Do you have a favorite topping for potato skins? If so, then let me know in the comments below!
Pepperoni Pizza Potato Skins
INGREDIENTS
-
2
large russet potatoes
- Melted unsalted butter
- Salt
- Freshly ground black pepper
- Tomato sauce
- Dried oregano (optional)
- Shredded mozzarella
- Sliced pepperoni, quartered
INSTRUCTIONS
- Preheat the oven to 350°F.
- Scrub each potato really well and pierce with a fork.
- Place the potatoes directly on the middle oven rack and bake for 1 hour or until tender.
- Remove the potatoes from the oven and set aside until cool enough to handle.
- Quarter each potato lengthwise and scoop out the flesh into a small bowl. Save the extra potato to mash with milk and butter for another meal.
- Increase the oven temperature to 450°F and line a baking sheet with aluminum foil.
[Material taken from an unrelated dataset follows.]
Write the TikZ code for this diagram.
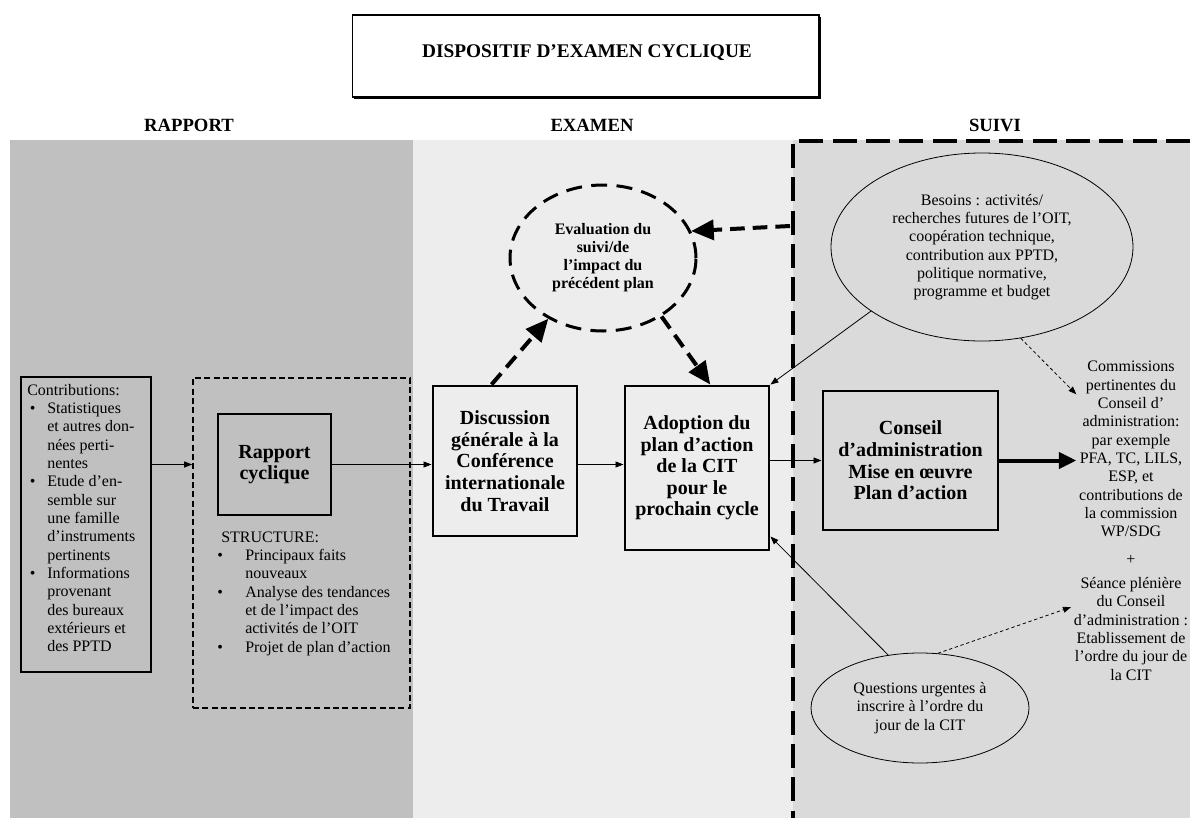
\documentclass[tikz,border=0pt]{standalone}
\usepackage{fontspec}
\setmainfont{Liberation Serif}
\usetikzlibrary{arrows.meta,shapes.geometric,shadows}
\definecolor{grisrapport}{RGB}{192,192,192}
\definecolor{grisexamen}{RGB}{237,237,237}
\definecolor{grissuivi}{RGB}{218,218,218}
\newcommand{\txt}{\fontsize{12}{13.75}\selectfont}
\newcommand{\gras}{\fontsize{15}{16.2}\selectfont\bfseries}

\begin{document}
\begin{tikzpicture}[x=0.75pt,y=-0.75pt,
  boite/.style={draw,line width=2.2pt,align=center,inner sep=0pt,font=\gras},
  fleche/.style={line width=0.6pt,-{Triangle[length=6pt,width=4.5pt]}},
  pointille/.style={fleche,dash pattern=on 2.5pt off 2pt},
  grosse/.style={line width=3pt,dash pattern=on 11pt off 6pt,-{Triangle[length=17pt,width=15pt]}},
  entete/.style={font=\fontsize{14}{16}\selectfont\bfseries},
  bulle/.style={ellipse,draw,line width=0.6pt,inner sep=0pt,align=center,font=\txt}]

\useasboundingbox (0,0) rectangle (1190,818);

\fill[grisrapport] (10,140) rectangle (413,818);
\fill[grisexamen] (413,140) rectangle (793,818);
\fill[grissuivi] (793,140) rectangle (1190,818);
\draw[line width=3pt,dash pattern=on 18pt off 7pt] (1190,141) -- (793,141) -- (793,818);

\node[draw,line width=1pt,fill=white,minimum width=350pt,minimum height=61.5pt,
  drop shadow={shadow xshift=1.5pt,shadow yshift=-1.5pt,fill=black,opacity=1}] (titre) at (585.5,56) {};
\node[font=\fontsize{14.5}{16}\selectfont\bfseries] (titretxt) at (587,53) {DISPOSITIF D’EXAMEN CYCLIQUE};

\node[entete] (hrapp) at (189,125) {RAPPORT};
\node[entete] (hexam) at (592,125) {EXAMEN};
\node[entete] (hsuivi) at (995,125) {SUIVI};

% rapport
\node[draw,line width=1.2pt,minimum width=97.5pt,minimum height=221.25pt,inner sep=0pt] (contrib) at (86,524.5) {};
\node[anchor=north west,inner sep=0pt,font=\txt] (contribtxt) at (27,382) {%
\begin{tabular}{@{\hspace{2pt}}p{13pt}@{}l@{}}
\multicolumn{2}{@{}l@{}}{Contributions:}\\
\textbullet & Statistiques\\
 & et autres don-\\
 & nées perti-\\
 & nentes\\
\textbullet & Etude d’en-\\
 & semble sur\\
 & une famille\\
 & d’instruments\\
 & pertinents\\
\textbullet & Informations\\
 & provenant\\
 & des bureaux\\
 & extérieurs et\\
 & des PPTD
\end{tabular}};

\node[draw,line width=1.2pt,dash pattern=on 4.5pt off 2.5pt,minimum width=162.75pt,minimum height=247.5pt] (struct) at (301.5,543) {};
\node[boite,minimum width=84.75pt,minimum height=75.75pt] (rapp) at (274.5,464.5) {Rapport\\cyclique};
\node[anchor=north west,inner sep=0pt,font=\txt] (structtxt) at (217,529) {%
\begin{tabular}{@{}p{21pt}@{}l@{}}
\multicolumn{2}{@{\hspace{3pt}}l@{}}{STRUCTURE:}\\
\textbullet & Principaux faits\\
 & nouveaux\\
\textbullet & Analyse des tendances\\
 & et de l’impact des\\
 & activités de l’OIT\\
\textbullet & Projet de plan d’action
\end{tabular}};

% examen
\node[boite,minimum width=108pt,minimum height=112.5pt] (disc) at (505,461) {Discussion\\générale à la\\Conférence\\internationale\\du Travail};
\node[boite,minimum width=108pt,minimum height=123pt] (adopt) at (697,468) {Adoption du\\plan d’action\\de la CIT\\pour le\\prochain cycle};
\node[ellipse,draw,line width=2.25pt,dash pattern=on 12pt off 7pt,minimum width=139.5pt,minimum height=109.5pt,
  inner sep=0pt,align=center,font=\fontsize{12}{13.5}\selectfont\bfseries] (eval) at (603,258) {Evaluation du\\suivi/de\\l’impact du\\précédent plan};

% suivi
\node[boite,minimum width=131.25pt,minimum height=104.25pt] (cons) at (910.5,460.5) {Conseil\\d’administration\\Mise en œuvre\\Plan d’action};
\node[bulle,minimum width=226.5pt,minimum height=141pt] (besoins) at (982,247) {Besoins : activités/\\recherches futures de l’OIT,\\coopération technique,\\contribution aux PPTD,\\politique normative,\\programme et budget};
\node[bulle,minimum width=163.5pt,minimum height=82.5pt] (quest) at (920,708) {Questions urgentes à\\inscrire à l’ordre du\\jour de la CIT};
\node[align=center,font=\txt,inner sep=2pt] (comm) at (1131,449) {Commissions\\pertinentes du\\Conseil d’\\administration:\\par exemple\\PFA, TC, LILS,\\ESP, et\\contributions de\\la commission\\WP/SDG};
\node[font=\txt,inner sep=2pt] (plus) at (1131,560) {+};
\node[align=center,font=\txt,inner sep=2pt] (seance) at (1131,629) {Séance plénière\\du Conseil\\d’administration :\\Etablissement de\\l’ordre du jour de\\la CIT};

\draw[fleche] (rapp -| contrib.east) -- (rapp -| struct.west);
\draw[fleche] (rapp.east) -- (rapp -| disc.west);
\draw[fleche] (rapp -| disc.east) -- (rapp -| adopt.west);
\draw[fleche] (adopt.east |- cons) -- (cons.west);
\draw[line width=3pt,-{Triangle[length=13pt,width=12pt]}] (cons.east) -- (cons -| comm.west);

\draw[grosse] (disc.100) -- (eval.228);
\draw[grosse] (eval.315) -- (adopt.81);
\coordinate (retour) at (790,226);
\draw[grosse] (retour) -- (eval.17);

\draw[fleche] (besoins.210) -- (adopt.north east);
\draw[pointille] (besoins.293) -- (comm.135);
\draw[fleche] (quest.121) -- (adopt.317);
\draw[pointille] (quest.72) -- (seance.160);

\end{tikzpicture}
\end{document}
- Brush both sides of each potato skin with melted butter and season with salt and pepper. Place the potatoes skin-side up on the baking sheet.
- Bake the potato skins for 15 minutes or until crisp to the touch and the edges are golden brown.
- Remove the potato skins from the oven. Top each with tomato sauce, dried oregano (if desired), shredded mozzarella, and pepperoni.
- Place the potatoes back in the oven for 5 minutes to melt the cheese.
- Remove the potato skins from the oven and allow to sit for 1-2 minutes before serving.